O fornecimento de água potável aos dois milhões de habitantes da capital de Uganda corre perigo por causa de uma combinação de mau planejamento urbano e mudanças no padrão das chuvas. O fornecimento a Kampala cabe à Corporação Nacional de Água e Saneamento e a vários mananciais naturais dispersos pela cidade. Essas duas fontes estão cada vez mais contaminadas. Kampala foi tomada de improviso pelas conseqüências da mudança climática, segundo o especialista Oweyegha Afyunaduula, ativista e professor do Departamento de Zoologia da Universidade de Makerere.
A magnitude das chuvas é imprescindível e isso obriga uma cidade mal planejada a lutar contra esses efeitos, explicou. “As colinas abrigam residências luxuosas. A água que eliminam não encontra terreno que a absorva naturalmente, devido ao excesso de chuvas, e segue para os vales”, explicou. A água excessiva causa grandes inundações nos vales, onde se concentra a população pobre, incapaz de pagar uma casa nas colinas. Os excrementos acabam na água de beber porque a maior parte do conteúdo da rede de esgoto flui pelo canal Nakiovubo, um grande curso a céu aberto que atravessa a cidade, rumo ao lago Vitória sem tratamento, explicou Afunaduula.
O pântano de Nakiovubo, que antes funcionava como filtro natural, se reduziu com rapidez devido ao excessivo acúmulo das próprias águas de esgoto. A situação de Kampala é complicada pelo fato de apenas 8% de seus habitantes terem ligação com a rede de esgoto operada pela Corporação Nacional de Água e Saneamento. O restante usa fossas. Inclusive algumas pessoas fazem suas necessidades em sacos plásticos que depois jogam no lixo ou nos canais de água.

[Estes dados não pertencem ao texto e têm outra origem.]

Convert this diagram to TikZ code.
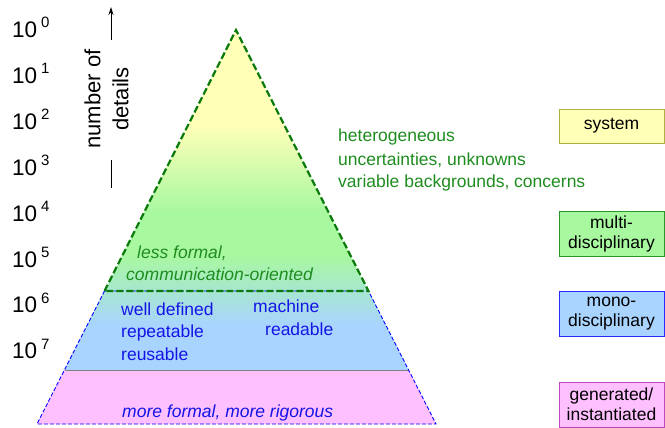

Um informe da divisão de Kawempe, da prefeitura de Kampala, revelou que a maior parte da água da cidade também está contaminada. Todas as amostras coletadas das torneiras dos distritos de Bwaise II, Mulango II e Kyebando, em Kawempe, revelaram a presença de coliformes (bactérias procedentes de material fecal), disse David Semwanga, inspetor de saúde da divisão. Isso indica que a água está contaminada por excrementos de animal ou humanos que chegam ao sistema. Altos níveis de coliformes são causadores de cólera, diarréia e disenteria, disse Robert Odongo, inspetor ambiental do Ministério da Saúde de Uganda.
Considera-se que até 50 colônias destas bactérias em cada cem milímetros não é prejudicial. A mostra do distrito de Kyebando tinha 64 colônias, a de Mulango II 58 e a de Bwaise II 37. Já foram registrados casos de cólera em Kampala. Algumas pessoas se queixam de mal-estar estomacal. Esther Arego, residente em Kinawataka, outro subúrbio de Kampala, acredita que a água do manancial de Mukwano que ela usa está contaminada, mas, não tem alternativa. “O que posso fazer? É a única fonte de água na região. Poderia ferver, mas isso é só para beber. E a que uso para lavar os pratos?”, protestou.

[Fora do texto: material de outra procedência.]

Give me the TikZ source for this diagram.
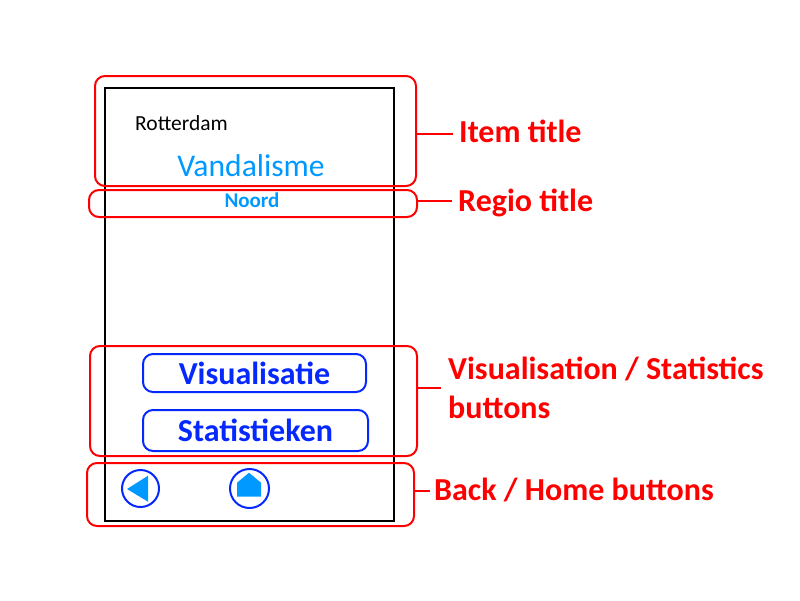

Às vezes tem dores de estomago e sua vizinha também se queixou do mesmo problema, disse Arego, mas não está certa de a causa ser a água. A porta-voz da Corporação Nacional de Água e Saneamento, Miriam Kadaga, discordou do informe. “Nossa água é segura. Temos uma unidade de tratamento com tecnologia de vanguarda e estamos melhorando nossa rede de distribuição. Não há necessidade de criar alarme porque a água não está contaminada com bactérias”, insistiu.

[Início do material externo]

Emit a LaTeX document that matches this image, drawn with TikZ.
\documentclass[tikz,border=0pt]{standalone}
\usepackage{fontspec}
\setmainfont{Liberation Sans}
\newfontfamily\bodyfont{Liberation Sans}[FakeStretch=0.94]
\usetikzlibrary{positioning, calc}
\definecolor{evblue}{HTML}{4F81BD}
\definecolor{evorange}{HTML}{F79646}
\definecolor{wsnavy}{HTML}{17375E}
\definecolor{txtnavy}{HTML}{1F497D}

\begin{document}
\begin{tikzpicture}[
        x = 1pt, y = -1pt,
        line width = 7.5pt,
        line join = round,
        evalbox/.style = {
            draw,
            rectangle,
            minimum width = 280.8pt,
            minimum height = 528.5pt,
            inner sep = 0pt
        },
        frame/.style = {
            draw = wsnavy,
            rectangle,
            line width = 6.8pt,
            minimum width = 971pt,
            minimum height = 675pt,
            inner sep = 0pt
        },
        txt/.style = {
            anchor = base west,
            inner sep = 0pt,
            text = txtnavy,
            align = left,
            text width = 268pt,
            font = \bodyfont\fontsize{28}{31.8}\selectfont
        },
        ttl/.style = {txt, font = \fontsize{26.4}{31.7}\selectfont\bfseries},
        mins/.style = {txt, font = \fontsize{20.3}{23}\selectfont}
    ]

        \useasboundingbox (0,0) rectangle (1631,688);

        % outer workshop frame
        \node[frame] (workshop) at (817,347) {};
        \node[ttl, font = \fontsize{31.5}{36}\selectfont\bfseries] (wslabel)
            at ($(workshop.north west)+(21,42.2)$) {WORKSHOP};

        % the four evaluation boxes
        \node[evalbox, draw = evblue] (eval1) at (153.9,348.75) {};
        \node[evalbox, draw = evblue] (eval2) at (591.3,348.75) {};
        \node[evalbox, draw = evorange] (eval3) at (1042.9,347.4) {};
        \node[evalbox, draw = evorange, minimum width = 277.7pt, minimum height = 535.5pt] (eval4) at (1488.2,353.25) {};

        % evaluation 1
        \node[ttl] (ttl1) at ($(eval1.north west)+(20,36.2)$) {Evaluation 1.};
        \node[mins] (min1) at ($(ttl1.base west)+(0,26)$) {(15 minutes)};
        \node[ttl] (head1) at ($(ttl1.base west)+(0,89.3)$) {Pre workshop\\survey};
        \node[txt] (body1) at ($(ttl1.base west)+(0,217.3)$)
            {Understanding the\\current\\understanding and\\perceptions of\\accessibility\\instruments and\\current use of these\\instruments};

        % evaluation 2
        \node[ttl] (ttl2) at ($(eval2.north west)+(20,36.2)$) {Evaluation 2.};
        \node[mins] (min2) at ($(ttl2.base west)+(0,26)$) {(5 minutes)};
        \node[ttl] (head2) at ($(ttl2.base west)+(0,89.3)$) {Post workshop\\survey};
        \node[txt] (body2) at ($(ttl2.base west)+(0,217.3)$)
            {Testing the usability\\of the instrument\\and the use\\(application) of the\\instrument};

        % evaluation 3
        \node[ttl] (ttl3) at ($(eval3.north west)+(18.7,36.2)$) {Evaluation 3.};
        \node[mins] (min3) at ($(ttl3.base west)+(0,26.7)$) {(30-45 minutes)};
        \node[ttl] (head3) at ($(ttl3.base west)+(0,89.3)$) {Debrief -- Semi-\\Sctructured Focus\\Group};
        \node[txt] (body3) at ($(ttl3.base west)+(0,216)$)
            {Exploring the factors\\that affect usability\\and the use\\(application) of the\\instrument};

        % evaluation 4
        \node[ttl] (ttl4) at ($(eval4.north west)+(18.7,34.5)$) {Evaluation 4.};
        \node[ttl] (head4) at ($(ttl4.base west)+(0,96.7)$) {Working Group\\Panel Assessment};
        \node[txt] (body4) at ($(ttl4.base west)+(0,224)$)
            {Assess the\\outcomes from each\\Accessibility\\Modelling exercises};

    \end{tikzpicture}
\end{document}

Mas as conclusões preocupante das contaminação crescente condizem com o último estudo divulgado pela organização humanitária Oxfam, que detalha o impacto da mudança climática, em especial sobre a população mais pobre do país, tanto urbana quanto rural. “Prendendo a calefação” é o título do estudo da Oxfam, motivado pelas inundações do ano passado que devastaram zonas do leste de Uganda e Kampala. Kampala e outras cidades do país sofrerão freqüentes inundações, que propiciarão a incidência de doenças e acentuarão a pobreza, segundo o informe da Oxfam.
O derretimento das geleiras da cadeia montanhosa Rwenzori afetou, segundo o estudo, a cabeceira de muitos rios que fluem para o lago Vitória e o rio Nilo. O Ministério da Água informou que muitos poços secaram. A secretária do ministério, Miria Mutagamba, explicou que as camadas freáticas ficaram abaixo dos poços. “Estamos escavando poços entre 60 e 80 metros de profundidade. Agora, consideramos recomendar aumentar para 80 a 100 metros”, afirmou. Este fenômeno pode obstaculizar as gestões do governo para garantir a água potável para toda a população até 2015, no contexto dos Objetivos de Desenvolvimento do Milênio das Nações Unidas.